Obama’s Afghan pullout plan no last word: Romney

October 9, 2012 by Anwar Iqbal

WASHINGTON, Oct 8: Republican presidential candidate Mitt Romney, who pledged on Monday to use America’s power to shape history, also said he would not follow the Obama plan for withdrawing troops from Afghanistan.

A Gallup poll, released on Monday, showed that Mr Romney has pulled even with President Obama since their first presidential debate, overcoming a narrow advantage Obama had held since early this year.

“President Obama would have you believe that anyone who disagrees with his decisions in Afghanistan is arguing for endless war,” Mr Romney told a campaign rally in Lexington, Virginia. “But the route to more war — and to potential attacks here at home — is a politically timed retreat.”

Mr Romney, who unveiled his foreign policy agenda at this rally at the Virginia Military Institute, claimed that President Obama’s plan abandons the Afghan people to the same extremists who ravaged their country and used it to launch the attacks of 9/11.

“I will evaluate conditions on the ground and weigh the best advice of our military commanders,” he said. Mr Romney promised to “pursue a real and successful transition” to Afghan security forces by the end of 2014, which might or might not include withdrawing all combat troops from Afghanistan as his rival, President Barack Obama plan.

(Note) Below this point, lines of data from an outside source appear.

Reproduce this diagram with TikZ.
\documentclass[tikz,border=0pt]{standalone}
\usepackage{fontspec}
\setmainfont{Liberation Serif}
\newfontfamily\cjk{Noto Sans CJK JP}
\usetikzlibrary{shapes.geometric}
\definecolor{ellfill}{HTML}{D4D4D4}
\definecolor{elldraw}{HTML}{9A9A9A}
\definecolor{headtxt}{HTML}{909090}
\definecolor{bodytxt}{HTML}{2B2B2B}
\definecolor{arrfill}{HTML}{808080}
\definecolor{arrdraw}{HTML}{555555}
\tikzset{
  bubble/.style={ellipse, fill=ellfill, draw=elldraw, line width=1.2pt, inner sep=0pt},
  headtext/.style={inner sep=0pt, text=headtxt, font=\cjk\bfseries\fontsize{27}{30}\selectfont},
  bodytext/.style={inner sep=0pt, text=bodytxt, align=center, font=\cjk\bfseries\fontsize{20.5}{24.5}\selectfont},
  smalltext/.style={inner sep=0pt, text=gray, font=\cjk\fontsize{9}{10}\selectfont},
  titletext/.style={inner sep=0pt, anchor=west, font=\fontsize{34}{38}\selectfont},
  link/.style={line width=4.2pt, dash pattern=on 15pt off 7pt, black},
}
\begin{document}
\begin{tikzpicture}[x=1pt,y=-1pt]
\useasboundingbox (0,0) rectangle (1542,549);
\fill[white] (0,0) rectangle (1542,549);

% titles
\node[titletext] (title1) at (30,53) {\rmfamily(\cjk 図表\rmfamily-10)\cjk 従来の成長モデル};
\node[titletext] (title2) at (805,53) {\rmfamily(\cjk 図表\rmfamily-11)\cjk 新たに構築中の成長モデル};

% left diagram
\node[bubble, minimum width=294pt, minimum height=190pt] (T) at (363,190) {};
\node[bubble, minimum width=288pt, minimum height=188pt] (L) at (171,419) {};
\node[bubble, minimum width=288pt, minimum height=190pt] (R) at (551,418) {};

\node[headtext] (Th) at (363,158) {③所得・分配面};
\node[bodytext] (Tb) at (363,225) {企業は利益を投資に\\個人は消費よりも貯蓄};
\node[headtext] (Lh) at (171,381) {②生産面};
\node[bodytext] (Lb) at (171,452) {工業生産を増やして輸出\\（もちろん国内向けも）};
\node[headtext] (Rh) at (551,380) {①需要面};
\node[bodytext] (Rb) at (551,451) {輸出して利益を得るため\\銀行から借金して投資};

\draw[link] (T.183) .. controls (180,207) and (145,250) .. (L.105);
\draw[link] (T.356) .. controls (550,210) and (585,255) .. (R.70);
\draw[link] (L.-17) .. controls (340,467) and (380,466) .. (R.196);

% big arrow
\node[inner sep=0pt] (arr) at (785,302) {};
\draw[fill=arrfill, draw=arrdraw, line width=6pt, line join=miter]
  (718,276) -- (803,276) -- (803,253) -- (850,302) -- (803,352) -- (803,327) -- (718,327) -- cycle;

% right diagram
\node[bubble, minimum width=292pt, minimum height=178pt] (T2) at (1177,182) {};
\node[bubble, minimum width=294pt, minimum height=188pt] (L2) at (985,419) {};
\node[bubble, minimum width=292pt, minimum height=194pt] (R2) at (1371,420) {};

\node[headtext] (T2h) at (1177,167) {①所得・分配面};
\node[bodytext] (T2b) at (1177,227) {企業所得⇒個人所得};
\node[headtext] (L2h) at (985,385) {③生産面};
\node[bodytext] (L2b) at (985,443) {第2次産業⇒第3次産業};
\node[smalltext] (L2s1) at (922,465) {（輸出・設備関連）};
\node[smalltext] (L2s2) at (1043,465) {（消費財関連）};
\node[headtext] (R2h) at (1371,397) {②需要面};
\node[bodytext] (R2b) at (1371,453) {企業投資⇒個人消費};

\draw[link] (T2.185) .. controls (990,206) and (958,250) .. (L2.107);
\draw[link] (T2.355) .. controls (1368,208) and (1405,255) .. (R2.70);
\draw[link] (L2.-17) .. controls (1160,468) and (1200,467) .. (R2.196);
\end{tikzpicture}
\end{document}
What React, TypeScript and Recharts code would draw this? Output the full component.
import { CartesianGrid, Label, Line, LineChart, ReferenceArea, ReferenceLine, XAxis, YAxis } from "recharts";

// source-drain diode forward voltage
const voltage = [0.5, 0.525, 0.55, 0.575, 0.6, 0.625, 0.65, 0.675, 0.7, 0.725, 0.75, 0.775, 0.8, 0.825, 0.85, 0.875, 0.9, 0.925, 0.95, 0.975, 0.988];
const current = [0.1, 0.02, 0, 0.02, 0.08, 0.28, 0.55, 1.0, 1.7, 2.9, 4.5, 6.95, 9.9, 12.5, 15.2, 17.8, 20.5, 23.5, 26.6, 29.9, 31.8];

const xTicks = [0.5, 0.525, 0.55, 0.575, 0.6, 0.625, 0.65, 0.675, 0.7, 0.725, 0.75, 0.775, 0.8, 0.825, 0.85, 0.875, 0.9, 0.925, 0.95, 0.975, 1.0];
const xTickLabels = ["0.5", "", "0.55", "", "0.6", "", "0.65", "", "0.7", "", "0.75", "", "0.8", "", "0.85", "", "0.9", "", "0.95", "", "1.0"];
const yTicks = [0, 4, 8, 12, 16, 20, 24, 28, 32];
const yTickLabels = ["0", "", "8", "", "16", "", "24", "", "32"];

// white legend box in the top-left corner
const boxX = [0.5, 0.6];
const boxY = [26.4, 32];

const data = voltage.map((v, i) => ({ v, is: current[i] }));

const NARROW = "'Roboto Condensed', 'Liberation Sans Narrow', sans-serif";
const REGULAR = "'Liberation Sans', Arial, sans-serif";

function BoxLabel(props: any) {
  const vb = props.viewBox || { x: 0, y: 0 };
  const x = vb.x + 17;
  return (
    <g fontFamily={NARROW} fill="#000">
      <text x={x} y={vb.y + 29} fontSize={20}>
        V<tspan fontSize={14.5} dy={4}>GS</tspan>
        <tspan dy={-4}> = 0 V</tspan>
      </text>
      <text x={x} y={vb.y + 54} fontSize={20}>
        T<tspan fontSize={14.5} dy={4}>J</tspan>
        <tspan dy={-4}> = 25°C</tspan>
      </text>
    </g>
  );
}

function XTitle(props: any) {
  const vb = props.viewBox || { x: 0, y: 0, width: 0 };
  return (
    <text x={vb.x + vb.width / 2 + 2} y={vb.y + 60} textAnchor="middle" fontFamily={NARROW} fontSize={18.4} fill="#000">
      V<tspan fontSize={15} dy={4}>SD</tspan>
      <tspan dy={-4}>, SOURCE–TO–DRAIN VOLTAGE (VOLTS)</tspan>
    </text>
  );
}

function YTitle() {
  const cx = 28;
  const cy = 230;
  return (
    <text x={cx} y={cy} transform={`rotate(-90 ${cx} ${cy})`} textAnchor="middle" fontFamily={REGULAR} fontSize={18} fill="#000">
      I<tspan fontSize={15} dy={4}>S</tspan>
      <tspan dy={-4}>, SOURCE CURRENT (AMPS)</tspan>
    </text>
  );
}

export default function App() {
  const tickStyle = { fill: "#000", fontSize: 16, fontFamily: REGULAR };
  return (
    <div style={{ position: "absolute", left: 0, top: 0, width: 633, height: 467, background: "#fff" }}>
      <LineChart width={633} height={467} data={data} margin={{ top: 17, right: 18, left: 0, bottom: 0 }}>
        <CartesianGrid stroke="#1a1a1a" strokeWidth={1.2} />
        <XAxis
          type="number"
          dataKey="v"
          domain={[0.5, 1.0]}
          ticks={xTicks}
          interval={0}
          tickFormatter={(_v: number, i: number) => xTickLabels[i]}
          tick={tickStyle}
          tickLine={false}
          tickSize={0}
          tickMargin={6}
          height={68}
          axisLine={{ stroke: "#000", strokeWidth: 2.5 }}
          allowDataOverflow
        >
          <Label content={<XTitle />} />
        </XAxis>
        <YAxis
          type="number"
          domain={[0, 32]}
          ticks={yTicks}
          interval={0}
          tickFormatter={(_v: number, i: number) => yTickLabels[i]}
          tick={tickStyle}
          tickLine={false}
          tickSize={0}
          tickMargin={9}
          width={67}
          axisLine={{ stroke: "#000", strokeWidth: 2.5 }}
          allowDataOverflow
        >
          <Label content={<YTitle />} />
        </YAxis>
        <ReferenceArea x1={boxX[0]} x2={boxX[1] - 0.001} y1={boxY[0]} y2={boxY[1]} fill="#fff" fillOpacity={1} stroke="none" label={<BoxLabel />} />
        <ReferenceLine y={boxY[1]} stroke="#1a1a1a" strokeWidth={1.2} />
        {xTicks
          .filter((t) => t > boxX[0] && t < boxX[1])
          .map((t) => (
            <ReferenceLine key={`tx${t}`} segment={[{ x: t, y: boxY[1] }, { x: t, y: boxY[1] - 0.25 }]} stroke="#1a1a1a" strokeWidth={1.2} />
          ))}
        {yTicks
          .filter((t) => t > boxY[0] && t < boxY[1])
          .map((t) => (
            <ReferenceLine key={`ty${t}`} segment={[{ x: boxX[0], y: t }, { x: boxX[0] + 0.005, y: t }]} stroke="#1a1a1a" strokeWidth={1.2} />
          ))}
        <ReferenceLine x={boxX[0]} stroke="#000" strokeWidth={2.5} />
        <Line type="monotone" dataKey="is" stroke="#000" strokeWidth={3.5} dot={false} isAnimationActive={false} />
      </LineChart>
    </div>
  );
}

Criticising Mr Obama’s Middle East policy, Mr Romney said it was the responsibility of the US president to “use America’s great power to shape history — not to lead from behind, leaving our destiny at the mercy of events.”

Ridiculing Mr Obama for hoping for a “safer, freer, and a more prosperous Middle East allied with the United States”, Mr Romney said:
“Hope is not a strategy. We cannot support our friends and defeat our enemies in the Middle East when our words are not backed up by deeds.”

Under President Obama the US “unfortunately” found itself leading from behind, but under him America would be using its influence “wisely, with solemnity and without false pride, but also firmly and actively”, Mr Romney said.

He also advocated a more aggressive policy in Syria, claiming that Iran was sending arms to President Bashar al-Assad because they knew his downfall would be a strategic defeat for them.

“We should be working no less vigorously with our international partners to support the many Syrians who would deliver that defeat to Iran — rather than sitting on the sidelines,” he said.

Mr Romney spoke from a lectern decorated with US and military flags as a group of cadets, in white uniforms, sat on the front rows.
Patriotic music played in the background and later Mr Romney participated in a roundtable with retired generals, which was closed to the press and public.

Mr Romney also used an attack on the US Consulate in Libya, which killed the American ambassador and three other diplomats, to support his plan to continue engaging suspected terrorists in Afghanistan and elsewhere.

“The attack on our Consulate in Benghazi on September 11th, 2012 was likely the work of the same forces that attacked our homeland on September 11th, 2001,” he said.“This latest assault cannot be blamed on a reprehensible video insulting Islam, despite the (Obama) administration’s attempts to convince us of that for so long. No, as the administration has finally conceded, these attacks were the deliberate work of terrorists,” he said.

Meanwhile, a Gallup poll reported on Monday that many in America see Mr Romney’s success in last week’s presidential debate with Mr Obama as the biggest debate victory in recorded history.

The debate also boosted Mr Romney’s rating. In the three days after the debate on Oct 3, Gallup found 47 per cent of registered voters supporting the president and 47 per cent backing his Republican rival.

In the three days before the Denver debate, Mr Obama held a 50-45 point advantage over Mr Romney.